PET packaging has several advantages over glass, which has contributed to its popularity, noted the IHS Markit case study. PET packaging is generally much lighter than glass, reducing the cost of packaging and the CO2 footprint of transporting products. Raw material costs and the cost of production processes for PET are also lower than glass on a per unit basis, giving it a further cost advantage, said IHS Markit.

PET can also be combined with other plastics in packaging materials to give it different properties and, in some cases, lower the overall packaging weight. Plastic as a packaging material continues to be preferred over glass, accounting for 26% of the world’s plastic output, according to IHS Markit. The alcoholic beverage sector remains the one niche where glass remains king. “Glass offers lower permeability to O2 and CO2 than plastic, which means alcohol can be stored longer,” said the case study. In the soft drinks sector, this is less of an issue. With the obvious cost advantage, PET has become the dominant packaging material in that sector.

Consumer awareness of plastics in the environment may affect the use of plastic in packaging, and the case study asks if this will impact the demand for plastic packaging. Recycling issues that the comparison study examined were not conclusive as to which material is better. “It is difficult to directly compare the environmental impact of PET versus glass,” said the report. “Studies often fail to capture the effect of the full life cycle of a product on the environment—especially what happens to packaging at the end of its life cycle.”

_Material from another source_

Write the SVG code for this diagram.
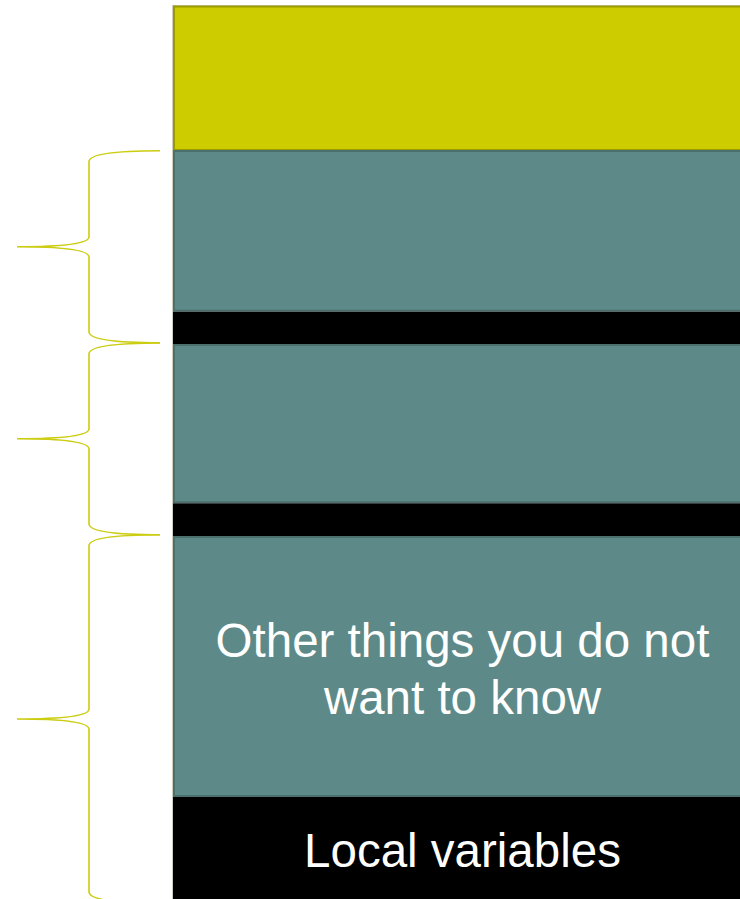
<svg xmlns="http://www.w3.org/2000/svg" width="740" height="899" viewBox="0 0 740 899">
  <style>
    .yellow { fill: #cccc00; stroke: #9b9b00; stroke-width: 2; }
    .teal { fill: #5d8a88; stroke: #4a6f6d; stroke-width: 2; }
    .black { fill: #000000; }
    .lbl { font-family: "Liberation Sans", Arial, sans-serif; font-size: 47.5px; fill: #ffffff; text-anchor: middle; }
    .brace { fill: none; stroke: #cccc11; stroke-width: 1.6; }
  </style>
  <rect x="0" y="0" width="740" height="899" fill="#ffffff"/>
  <rect x="172.5" y="5.5" width="600" height="900" fill="none" stroke="#cfcfc0" stroke-width="1"/>
  <g id="block-top">
    <rect class="yellow" x="174" y="6.5" width="600" height="143.5"/>
  </g>
  <g id="block-1">
    <rect class="teal" x="174" y="151" width="600" height="159.7"/>
  </g>
  <g id="sep-1">
    <rect class="black" x="173" y="311.7" width="600" height="32.3"/>
  </g>
  <g id="block-2">
    <rect class="teal" x="174" y="345" width="600" height="157.3"/>
  </g>
  <g id="sep-2">
    <rect class="black" x="173" y="503.3" width="600" height="32.7"/>
  </g>
  <g id="block-3">
    <rect class="teal" x="174" y="537" width="600" height="259"/>
    <text class="lbl" x="462.5" y="657">Other things you do not</text>
    <text class="lbl" x="462.5" y="713.5">want to know</text>
  </g>
  <g id="block-local">
    <rect class="black" x="173" y="797" width="600" height="110"/>
    <text class="lbl" x="462.5" y="867.3">Local variables</text>
  </g>
  <g id="connectors">
    <path class="brace" d="M160,150.7 C120,150.7 89,153.2 89,161.7 L89,236.7 C89,244 60,246.7 17,246.7 C60,246.7 89,249.4 89,257 L89,331.7 C89,340 120,342.7 160,342.7"/>
    <path class="brace" d="M160,343 C120,343 89,345.5 89,354 L89,428.7 C89,436 60,438.7 17,438.7 C60,438.7 89,441.4 89,449 L89,523.7 C89,532 120,534.7 160,534.7"/>
    <path class="brace" d="M160,534.7 C120,534.7 89,537.2 89,545.7 L89,709 C89,716.3 60,719 17,719 C60,719 89,721.7 89,729.3 L89,892 C89,900.3 120,903 160,903"/>
  </g>
</svg>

The study also noted that “life-cycle assessments” often fail to account for the “real life, practical issues of waste disposal and recycling—such as waste collection infrastructure and waste sorting—leaving much of the world’s plastic waste in landfill or oceans.”

The study finds that PET is one primary source of plastic waste that finds its way into the environment, noting that in 2017 total global demand for PET was 21.5 million metric tons (MT), of which 75 to 80% was used to make PET bottles. Around 7.3 million MT of all the PET production is recycled. “Currently all recycled PET comes from PET bottles; 6 million MT of this recycled material goes into other plastic streams, with only 1.3 million MT going into making new plastic bottles,” the study found.

One advantage of glass, the study points out, is that it can be recycled infinitely without any loss of quality. “Therefore, glass recycling has a much more direct impact on demand for new packaging material,” said IHS Markit. “According to FEVE, the European Container Glass Federation, the use of one ton of cullet or recycled glass reduces CO2 generation by 580 kg in the glass industry, and it saves 1.2 tons of virgin raw materials.” The conclusion is that glass is more suitable for recycling than PET, as even the collection infrastructure is “much more developed” compared to that of plastic collection.